• [Requirements]
Give back the full listing verbatim, apart from its images.

• [Provided material]
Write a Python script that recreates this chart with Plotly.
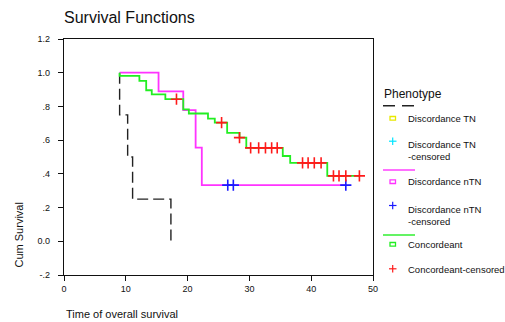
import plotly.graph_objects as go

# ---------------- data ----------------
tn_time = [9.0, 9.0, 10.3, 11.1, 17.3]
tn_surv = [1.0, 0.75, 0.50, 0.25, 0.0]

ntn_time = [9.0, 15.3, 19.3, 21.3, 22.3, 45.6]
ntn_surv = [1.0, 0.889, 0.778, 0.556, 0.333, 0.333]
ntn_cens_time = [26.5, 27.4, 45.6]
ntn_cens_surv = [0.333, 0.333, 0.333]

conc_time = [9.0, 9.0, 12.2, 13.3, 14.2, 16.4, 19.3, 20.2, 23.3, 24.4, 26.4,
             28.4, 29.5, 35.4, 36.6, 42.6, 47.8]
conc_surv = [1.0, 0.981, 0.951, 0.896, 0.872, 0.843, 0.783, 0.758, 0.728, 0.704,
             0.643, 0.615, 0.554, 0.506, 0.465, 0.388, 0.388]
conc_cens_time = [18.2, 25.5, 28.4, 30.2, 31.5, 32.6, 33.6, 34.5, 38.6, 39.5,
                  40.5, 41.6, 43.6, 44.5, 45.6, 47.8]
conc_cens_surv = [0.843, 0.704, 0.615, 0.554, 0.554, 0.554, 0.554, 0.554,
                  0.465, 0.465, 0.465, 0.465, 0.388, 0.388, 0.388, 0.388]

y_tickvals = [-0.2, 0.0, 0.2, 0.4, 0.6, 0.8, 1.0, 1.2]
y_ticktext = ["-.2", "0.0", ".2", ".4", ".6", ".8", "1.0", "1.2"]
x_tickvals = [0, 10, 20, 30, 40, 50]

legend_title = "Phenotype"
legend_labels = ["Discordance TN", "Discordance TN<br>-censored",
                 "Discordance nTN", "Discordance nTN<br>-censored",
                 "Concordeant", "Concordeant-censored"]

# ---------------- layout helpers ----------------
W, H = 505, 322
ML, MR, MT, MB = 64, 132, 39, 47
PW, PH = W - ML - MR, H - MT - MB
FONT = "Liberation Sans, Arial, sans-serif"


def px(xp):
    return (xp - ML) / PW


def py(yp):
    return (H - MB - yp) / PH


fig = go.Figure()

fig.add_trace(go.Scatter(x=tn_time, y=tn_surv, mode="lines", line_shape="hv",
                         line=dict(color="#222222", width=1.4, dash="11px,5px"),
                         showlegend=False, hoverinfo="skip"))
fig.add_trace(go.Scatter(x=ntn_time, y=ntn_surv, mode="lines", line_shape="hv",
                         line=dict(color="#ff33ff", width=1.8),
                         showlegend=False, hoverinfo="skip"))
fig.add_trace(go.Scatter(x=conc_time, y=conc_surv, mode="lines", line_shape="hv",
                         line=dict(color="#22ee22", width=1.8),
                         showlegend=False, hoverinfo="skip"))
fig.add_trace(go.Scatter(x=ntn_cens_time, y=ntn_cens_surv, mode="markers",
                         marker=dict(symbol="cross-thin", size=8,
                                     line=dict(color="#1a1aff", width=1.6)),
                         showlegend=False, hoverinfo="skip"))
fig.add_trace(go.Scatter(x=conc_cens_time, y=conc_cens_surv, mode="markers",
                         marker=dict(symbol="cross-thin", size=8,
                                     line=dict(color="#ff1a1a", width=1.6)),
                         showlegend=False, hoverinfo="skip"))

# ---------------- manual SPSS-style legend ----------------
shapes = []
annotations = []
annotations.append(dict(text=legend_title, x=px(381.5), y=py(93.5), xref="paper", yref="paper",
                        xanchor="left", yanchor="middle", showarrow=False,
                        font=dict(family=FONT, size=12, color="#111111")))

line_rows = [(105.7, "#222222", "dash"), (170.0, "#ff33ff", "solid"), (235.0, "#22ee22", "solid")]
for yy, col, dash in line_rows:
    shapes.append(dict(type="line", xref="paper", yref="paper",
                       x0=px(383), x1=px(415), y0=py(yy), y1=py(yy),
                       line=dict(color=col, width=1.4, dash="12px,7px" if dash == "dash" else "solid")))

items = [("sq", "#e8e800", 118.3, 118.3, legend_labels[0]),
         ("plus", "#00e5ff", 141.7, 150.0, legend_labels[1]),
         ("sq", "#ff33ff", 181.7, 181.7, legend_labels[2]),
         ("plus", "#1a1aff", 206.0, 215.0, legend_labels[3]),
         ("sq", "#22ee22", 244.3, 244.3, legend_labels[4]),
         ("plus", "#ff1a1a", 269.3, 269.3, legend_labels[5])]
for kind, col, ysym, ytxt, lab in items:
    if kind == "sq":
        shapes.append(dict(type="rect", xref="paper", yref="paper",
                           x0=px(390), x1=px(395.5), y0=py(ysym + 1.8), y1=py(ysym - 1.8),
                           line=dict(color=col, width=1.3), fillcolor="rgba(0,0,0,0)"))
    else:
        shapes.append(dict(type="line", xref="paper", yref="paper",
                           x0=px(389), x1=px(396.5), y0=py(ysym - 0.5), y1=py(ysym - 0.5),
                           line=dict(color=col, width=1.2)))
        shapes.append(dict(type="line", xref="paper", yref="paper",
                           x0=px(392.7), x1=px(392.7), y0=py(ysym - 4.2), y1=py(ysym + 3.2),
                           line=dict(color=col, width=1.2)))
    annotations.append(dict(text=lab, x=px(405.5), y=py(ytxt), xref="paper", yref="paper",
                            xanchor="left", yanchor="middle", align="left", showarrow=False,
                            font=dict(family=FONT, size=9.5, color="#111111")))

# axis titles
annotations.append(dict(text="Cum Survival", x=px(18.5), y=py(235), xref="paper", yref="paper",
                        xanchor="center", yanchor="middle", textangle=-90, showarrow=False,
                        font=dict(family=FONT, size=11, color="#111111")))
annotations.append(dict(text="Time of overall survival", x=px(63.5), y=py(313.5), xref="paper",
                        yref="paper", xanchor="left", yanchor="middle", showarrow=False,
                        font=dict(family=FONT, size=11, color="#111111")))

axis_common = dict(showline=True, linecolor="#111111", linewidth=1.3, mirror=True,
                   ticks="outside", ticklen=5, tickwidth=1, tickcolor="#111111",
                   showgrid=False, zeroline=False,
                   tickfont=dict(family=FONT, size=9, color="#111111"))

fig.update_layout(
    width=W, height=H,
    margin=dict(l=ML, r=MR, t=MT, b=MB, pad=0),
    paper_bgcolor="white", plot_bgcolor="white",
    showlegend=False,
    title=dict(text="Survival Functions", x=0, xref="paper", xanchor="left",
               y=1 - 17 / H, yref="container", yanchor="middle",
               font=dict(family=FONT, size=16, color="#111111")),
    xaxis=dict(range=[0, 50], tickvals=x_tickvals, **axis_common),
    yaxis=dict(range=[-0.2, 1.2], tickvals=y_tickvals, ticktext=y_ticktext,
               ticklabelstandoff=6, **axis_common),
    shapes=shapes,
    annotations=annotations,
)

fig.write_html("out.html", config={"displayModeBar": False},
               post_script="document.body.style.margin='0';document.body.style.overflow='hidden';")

• [Correct result]
Write a Python script that recreates this chart with Plotly.
import plotly.graph_objects as go

# ---------------- data ----------------
tn_time = [9.0, 9.0, 10.3, 11.1, 17.3]
tn_surv = [1.0, 0.75, 0.50, 0.25, 0.0]

ntn_time = [9.0, 15.3, 19.3, 21.3, 22.3, 45.6]
ntn_surv = [1.0, 0.889, 0.778, 0.556, 0.333, 0.333]
ntn_cens_time = [26.5, 27.4, 45.6]
ntn_cens_surv = [0.333, 0.333, 0.333]

conc_time = [9.0, 9.0, 12.2, 13.3, 14.2, 16.4, 19.3, 20.2, 23.3, 24.4, 26.4,
             28.4, 29.5, 35.4, 36.6, 42.6, 47.8]
conc_surv = [1.0, 0.981, 0.951, 0.896, 0.872, 0.843, 0.783, 0.758, 0.728, 0.704,
             0.643, 0.615, 0.554, 0.506, 0.465, 0.388, 0.388]
conc_cens_time = [18.2, 25.5, 28.4, 30.2, 31.5, 32.6, 33.6, 34.5, 38.6, 39.5,
                  40.5, 41.6, 43.6, 44.5, 45.6, 47.8]
conc_cens_surv = [0.843, 0.704, 0.615, 0.554, 0.554, 0.554, 0.554, 0.554,
                  0.465, 0.465, 0.465, 0.465, 0.388, 0.388, 0.388, 0.388]

y_tickvals = [-0.2, 0.0, 0.2, 0.4, 0.6, 0.8, 1.0, 1.2]
y_ticktext = ["-.2", "0.0", ".2", ".4", ".6", ".8", "1.0", "1.2"]
x_tickvals = [0, 10, 20, 30, 40, 50]

legend_title = "Phenotype"
legend_labels = ["Discordance TN", "Discordance TN<br>-censored",
                 "Discordance nTN", "Discordance nTN<br>-censored",
                 "Concordeant", "Concordeant-censored"]

# ---------------- layout helpers ----------------
W, H = 505, 322
ML, MR, MT, MB = 64, 132, 39, 47
PW, PH = W - ML - MR, H - MT - MB
FONT = "Liberation Sans, Arial, sans-serif"


def px(xp):
    return (xp - ML) / PW


def py(yp):
    return (H - MB - yp) / PH


fig = go.Figure()

fig.add_trace(go.Scatter(x=tn_time, y=tn_surv, mode="lines", line_shape="hv",
                         line=dict(color="#222222", width=1.4, dash="11px,5px"),
                         showlegend=False, hoverinfo="skip"))
fig.add_trace(go.Scatter(x=ntn_time, y=ntn_surv, mode="lines", line_shape="hv",
                         line=dict(color="#ff33ff", width=1.8),
                         showlegend=False, hoverinfo="skip"))
fig.add_trace(go.Scatter(x=conc_time, y=conc_surv, mode="lines", line_shape="hv",
                         line=dict(color="#22ee22", width=1.8),
                         showlegend=False, hoverinfo="skip"))
fig.add_trace(go.Scatter(x=ntn_cens_time, y=ntn_cens_surv, mode="markers",
                         marker=dict(symbol="cross-thin", size=8,
                                     line=dict(color="#1a1aff", width=1.6)),
                         showlegend=False, hoverinfo="skip"))
fig.add_trace(go.Scatter(x=conc_cens_time, y=conc_cens_surv, mode="markers",
                         marker=dict(symbol="cross-thin", size=8,
                                     line=dict(color="#ff1a1a", width=1.6)),
                         showlegend=False, hoverinfo="skip"))

# ---------------- manual SPSS-style legend ----------------
shapes = []
annotations = []
annotations.append(dict(text=legend_title, x=px(381.5), y=py(93.5), xref="paper", yref="paper",
                        xanchor="left", yanchor="middle", showarrow=False,
                        font=dict(family=FONT, size=12, color="#111111")))

line_rows = [(105.7, "#222222", "dash"), (170.0, "#ff33ff", "solid"), (235.0, "#22ee22", "solid")]
for yy, col, dash in line_rows:
    shapes.append(dict(type="line", xref="paper", yref="paper",
                       x0=px(383), x1=px(415), y0=py(yy), y1=py(yy),
                       line=dict(color=col, width=1.4, dash="12px,7px" if dash == "dash" else "solid")))

items = [("sq", "#e8e800", 118.3, 118.3, legend_labels[0]),
         ("plus", "#00e5ff", 141.7, 150.0, legend_labels[1]),
         ("sq", "#ff33ff", 181.7, 181.7, legend_labels[2]),
         ("plus", "#1a1aff", 206.0, 215.0, legend_labels[3]),
         ("sq", "#22ee22", 244.3, 244.3, legend_labels[4]),
         ("plus", "#ff1a1a", 269.3, 269.3, legend_labels[5])]
for kind, col, ysym, ytxt, lab in items:
    if kind == "sq":
        shapes.append(dict(type="rect", xref="paper", yref="paper",
                           x0=px(390), x1=px(395.5), y0=py(ysym + 1.8), y1=py(ysym - 1.8),
                           line=dict(color=col, width=1.3), fillcolor="rgba(0,0,0,0)"))
    else:
        shapes.append(dict(type="line", xref="paper", yref="paper",
                           x0=px(389), x1=px(396.5), y0=py(ysym - 0.5), y1=py(ysym - 0.5),
                           line=dict(color=col, width=1.2)))
        shapes.append(dict(type="line", xref="paper", yref="paper",
                           x0=px(392.7), x1=px(392.7), y0=py(ysym - 4.2), y1=py(ysym + 3.2),
                           line=dict(color=col, width=1.2)))
    annotations.append(dict(text=lab, x=px(405.5), y=py(ytxt), xref="paper", yref="paper",
                            xanchor="left", yanchor="middle", align="left", showarrow=False,
                            font=dict(family=FONT, size=9.5, color="#111111")))

# axis titles
annotations.append(dict(text="Cum Survival", x=px(18.5), y=py(235), xref="paper", yref="paper",
                        xanchor="center", yanchor="middle", textangle=-90, showarrow=False,
                        font=dict(family=FONT, size=11, color="#111111")))
annotations.append(dict(text="Time of overall survival", x=px(63.5), y=py(313.5), xref="paper",
                        yref="paper", xanchor="left", yanchor="middle", showarrow=False,
                        font=dict(family=FONT, size=11, color="#111111")))

axis_common = dict(showline=True, linecolor="#111111", linewidth=1.3, mirror=True,
                   ticks="outside", ticklen=5, tickwidth=1, tickcolor="#111111",
                   showgrid=False, zeroline=False,
                   tickfont=dict(family=FONT, size=9, color="#111111"))

fig.update_layout(
    width=W, height=H,
    margin=dict(l=ML, r=MR, t=MT, b=MB, pad=0),
    paper_bgcolor="white", plot_bgcolor="white",
    showlegend=False,
    title=dict(text="Survival Functions", x=0, xref="paper", xanchor="left",
               y=1 - 17 / H, yref="container", yanchor="middle",
               font=dict(family=FONT, size=16, color="#111111")),
    xaxis=dict(range=[0, 50], tickvals=x_tickvals, **axis_common),
    yaxis=dict(range=[-0.2, 1.2], tickvals=y_tickvals, ticktext=y_ticktext,
               ticklabelstandoff=6, **axis_common),
    shapes=shapes,
    annotations=annotations,
)

fig.write_html("out.html", config={"displayModeBar": False},
               post_script="document.body.style.margin='0';document.body.style.overflow='hidden';")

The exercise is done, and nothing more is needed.